I loved his mid to late 90s albums, as the emotion on there got me through a lot of tough days and failed relationships. I fell off a bit, but a couple of years back, Earle came to the Calgary Stampede as part of a larger bill headlined by the Mavericks. I wasn’t there to see Earle, but the minute he started singing again all those memories and emotions came flooding back.
Long story short: any honors thrown his way are well-deserved.
April 28, 2025 @ 10:31 am
Well, Steve’s don a bit of acting also. Maybe not the “next KK” but certainly the closest we have to him. If you can nominate anyone else please feel free
April 28, 2025 @ 2:52 pm
That comment about SE not being the next KK almost seems willfully disingenuous. Clearly, you meant the comparison in terms of songwriting and music. The only reason to bring up KK’s acting gigs is to have ammo to argue against your commentary, for whatever reason, with that argument based merits that are not a part the songwriterly musical aspect that was obviously your focus. Making an argument that was not relevant to your assertion, just for the sake of arguing.
April 28, 2025 @ 4:21 pm
Country needs help, sorry if I offended you by saying Steve and Kris in the same sentence. I’m too old to get into a debate, just glad to see a former client get this honor. Adios, no hard feelings
April 28, 2025 @ 5:24 pm
John,
If you are replying to me here, I think you may have misunderstood me, and read the opposite of what I meant to say in my previous message. I agree with you. I was disagreeing with the person who brought up KK’s acting work.
April 28, 2025 @ 6:30 pm
OK, sorry, juggling too many projects for an octogenarian who is the oldest American artist to release a debut album, the CD AMERICAN FOLK SONGS
so, there’s aelf-serving plug
April 29, 2025 @ 4:53 am
It’s an honor to hear from you Mr.

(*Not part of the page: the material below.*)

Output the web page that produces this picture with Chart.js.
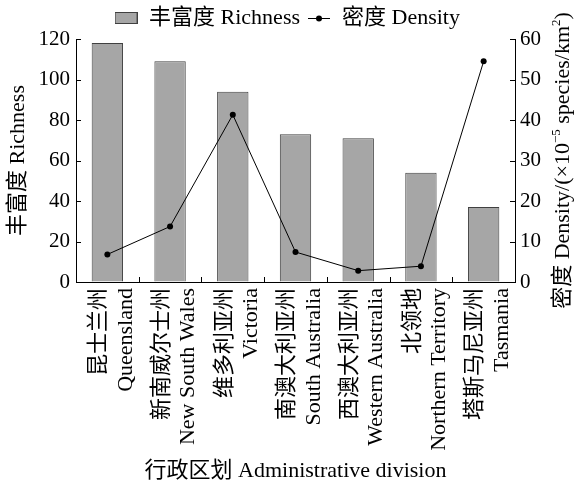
<!DOCTYPE html>
<html>
<head>
<meta charset="utf-8">
<script src="https://cdn.jsdelivr.net/npm/chart.js@4.4.1/dist/chart.umd.min.js"></script>
<style>
  html, body { margin: 0; padding: 0; background: #fff; }
</style>
</head>
<body>
<canvas id="graphique" width="574" height="490"></canvas>
<script>
// ---- Données ----
const regionsZh = ['昆士兰州', '新南威尔士州', '维多利亚州', '南澳大利亚州', '西澳大利亚州', '北领地', '塔斯马尼亚州']
const regionsEn = ['Queensland', 'New South Wales', 'Victoria', 'South Australia', 'Western Australia', 'Northern Territory', 'Tasmania']
const richesse = [118, 109, 94, 73, 71, 54, 37]
const densite = [6.8, 13.7, 41.3, 7.4, 2.8, 3.9, 54.5]

const POLICE = "'Liberation Serif', 'Times New Roman', 'Noto Sans CJK SC', serif"
const GRIS = '#a6a6a6'

// ---- Symboles de la légende ----
function symboleBarre() {
  const c = document.createElement('canvas')
  c.width = 23; c.height = 12
  const ctx = c.getContext('2d')
  ctx.fillStyle = GRIS
  ctx.fillRect(0.5, 0.5, 22, 11)
  ctx.strokeStyle = '#404040'
  ctx.lineWidth = 1
  ctx.strokeRect(0.5, 0.5, 22, 11)
  return c
}

function symboleLigne() {
  const c = document.createElement('canvas')
  c.width = 22; c.height = 8
  const ctx = c.getContext('2d')
  ctx.strokeStyle = '#000'
  ctx.lineWidth = 1
  ctx.beginPath()
  ctx.moveTo(0, 4.5); ctx.lineTo(22, 4.5)
  ctx.stroke()
  ctx.fillStyle = '#000'
  ctx.beginPath()
  ctx.arc(11, 4.5, 3, 0, Math.PI * 2)
  ctx.fill()
  return c
}

// ---- Graduations vers l'intérieur ----
const ticksInterieurs = {
  id: 'ticksInterieurs',
  afterDraw(chart) {
    const { ctx, scales: { x, y, y1 } } = chart
    ctx.save()
    ctx.strokeStyle = '#000'
    ctx.lineWidth = 1
    ctx.beginPath()
    y.ticks.forEach((t, i) => {
      const py = Math.round(y.getPixelForTick(i)) + 0.5
      ctx.moveTo(y.right, py); ctx.lineTo(y.right + 5, py)
    })
    y1.ticks.forEach((t, i) => {
      const py = Math.round(y1.getPixelForTick(i)) + 0.5
      ctx.moveTo(y1.left, py); ctx.lineTo(y1.left - 5, py)
    })
    for (let i = 1; i < x.ticks.length; i++) {
      const px = Math.round((x.getPixelForTick(i - 1) + x.getPixelForTick(i)) / 2) + 0.5
      ctx.moveTo(px, x.top); ctx.lineTo(px, x.top - 5)
    }
    ctx.stroke()
    ctx.restore()
  }
}

// ---- Titre de l'axe droit (lu de bas en haut, avec exposants) ----
const titreDroite = {
  id: 'titreDroite',
  afterDraw(chart) {
    const { ctx, chartArea } = chart
    const morceaux = [
      ['密度 Density/(×10', false],
      ['−5', true],
      [' species/km', false],
      ['2', true],
      [')', false]
    ]
    const taille = 22
    const police = exp => `${exp ? 13 : taille}px ${POLICE}`
    ctx.save()
    let largeur = 0
    morceaux.forEach(([t, exp]) => { ctx.font = police(exp); largeur += ctx.measureText(t).width })
    ctx.translate(563, (chartArea.top + chartArea.bottom) / 2)
    ctx.rotate(-Math.PI / 2)
    ctx.fillStyle = '#000'
    ctx.textBaseline = 'middle'
    let cx = -largeur / 2
    morceaux.forEach(([t, exp]) => {
      ctx.font = police(exp)
      ctx.fillText(t, cx, exp ? -6 : 0)
      cx += ctx.measureText(t).width
    })
    ctx.restore()
  }
}

new Chart(document.getElementById('graphique'), {
  type: 'bar',
  data: {
    labels: regionsZh.map((zh, i) => [zh, regionsEn[i]]),
    datasets: [
      {
        type: 'line',
        label: '密度 Density',
        data: densite,
        yAxisID: 'y1',
        borderColor: '#000',
        borderWidth: 1,
        pointRadius: 3,
        pointBackgroundColor: '#000',
        pointBorderWidth: 0,
        tension: 0,
        order: 0
      },
      {
        label: '丰富度 Richness',
        data: richesse,
        yAxisID: 'y',
        backgroundColor: GRIS,
        borderColor: '#404040',
        borderWidth: 1,
        categoryPercentage: 1,
        barPercentage: 0.5,
        order: 1
      }
    ]
  },
  options: {
    responsive: false,
    animation: false,
    layout: { padding: { top: 0, left: 0, right: 0, bottom: 0 } },
    plugins: {
      tooltip: { enabled: false },
      legend: {
        position: 'top',
        labels: {
          color: '#000',
          font: { family: POLICE, size: 22 },
          usePointStyle: true,
          pointStyleWidth: 24,
          boxHeight: 12,
          padding: 7,
          generateLabels: () => [
            { text: '丰富度 Richness', pointStyle: symboleBarre(), fillStyle: 'transparent', strokeStyle: 'transparent', lineWidth: 0, fontColor: '#000', datasetIndex: 1 },
            { text: '密度 Density', pointStyle: symboleLigne(), fillStyle: 'transparent', strokeStyle: 'transparent', lineWidth: 0, fontColor: '#000', datasetIndex: 0 }
          ]
        }
      }
    },
    scales: {
      x: {
        offset: true,
        grid: { display: true, drawOnChartArea: false, drawTicks: false },
        border: { display: true, color: '#000', width: 1 },
        ticks: {
          color: '#000',
          font: { family: POLICE, size: 22 },
          minRotation: 90,
          maxRotation: 90,
          autoSkip: false,
          labelOffset: -8,
          padding: 6
        },
        title: {
          display: true,
          text: '行政区划 Administrative division',
          color: '#000',
          font: { family: POLICE, size: 22 },
          padding: { top: 4, bottom: 6 }
        },
        afterFit: s => { s.height = 208 }
      },
      y: {
        position: 'left',
        min: 0,
        max: 120,
        ticks: { stepSize: 20, color: '#000', font: { family: POLICE, size: 21 }, padding: 6 },
        grid: { display: true, drawOnChartArea: false, drawTicks: false },
        border: { display: true, color: '#000', width: 1 },
        title: {
          display: true,
          text: '丰富度 Richness',
          color: '#000',
          font: { family: POLICE, size: 22 },
          padding: { top: 5, bottom: 2 }
        },
        afterFit: s => { s.width = 76 }
      },
      y1: {
        position: 'right',
        min: 0,
        max: 60,
        ticks: { stepSize: 10, color: '#000', font: { family: POLICE, size: 21 }, padding: 5 },
        grid: { display: true, drawOnChartArea: false, drawTicks: false },
        border: { display: true, color: '#000', width: 1 },
        afterFit: s => { s.width = 59 }
      }
    }
  },
  plugins: [ticksInterieurs, titreDroite]
})
</script>
</body>
</html>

Lomax.
You and your family have made so many contributions to the American Song Catalog. Without your grandfather’s work the landscape of American music may have been significantly different. So cool to hear from you here in this little corner of the worldwide web! I’m guessing you’ve got quite the music collection!
April 29, 2025 @ 5:33 am
Yup, another commie is what the Opry needs.
April 30, 2025 @ 5:40 am
Being a hopeful sort, I assume the “commie” remark is meant sarcastically, not stupidly.